Dr. Paul Penley (left) holding a 1575 print of Calvin’s Institutes at a Seminary library in Cluj, Romania. Thanks Istvan!
The following is a historical contradiction to one of Mark’s points in his article. I had to include it as I have seen Calvinists change Wikipedia articles, mess with autobiographies, etc. They even claim that Leonard Ravenhill was a Calvinist! Preposterous!

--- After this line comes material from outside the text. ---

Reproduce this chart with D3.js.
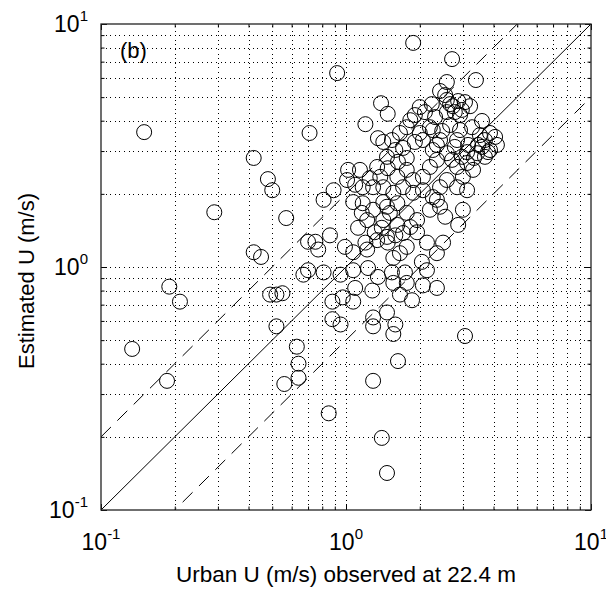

On October 27, 1553, green wood was used for the fire so Servetus would be slowly baked alive from the feet upward. For 30 minutes he screamed for mercy and prayed to Jesus as the fire worked its way up his body to burn the theology book strapped to his chest as a symbol of his heresy. Calvin summarized the execution this way:
“Servetus . . . suffered the penalty due to his heresies, but was it by my will? Certainly his arrogance destroyed him not less than his impiety. And what crime was it of mine if our Council, at my exhortation, indeed, but in conformity with the opinion of several Churches, took vengeance on his execrable blasphemies?” – Calvin
How could such torture be condoned? In November 1552 the Geneva Council declared Calvin’s Institutes of the Christian Religion to be a “holy doctrine which no man might speak against.” Disagreeing with Calvin’s view of God was a violation warranting the death penalty according to the way John Calvin interpreted Leviticus 24:16. The Geneva city council records describe one verdict where a man who publicly protested against John Calvin’s doctrine of predestination was flogged at all the city’s main intersections and then expelled (“The Minutes Book of the Geneva City Council, 1541-59,” translated by Stefan Zweig, Erasmus: The Right to Heresy). You did not get to disagree with Calvin in this town.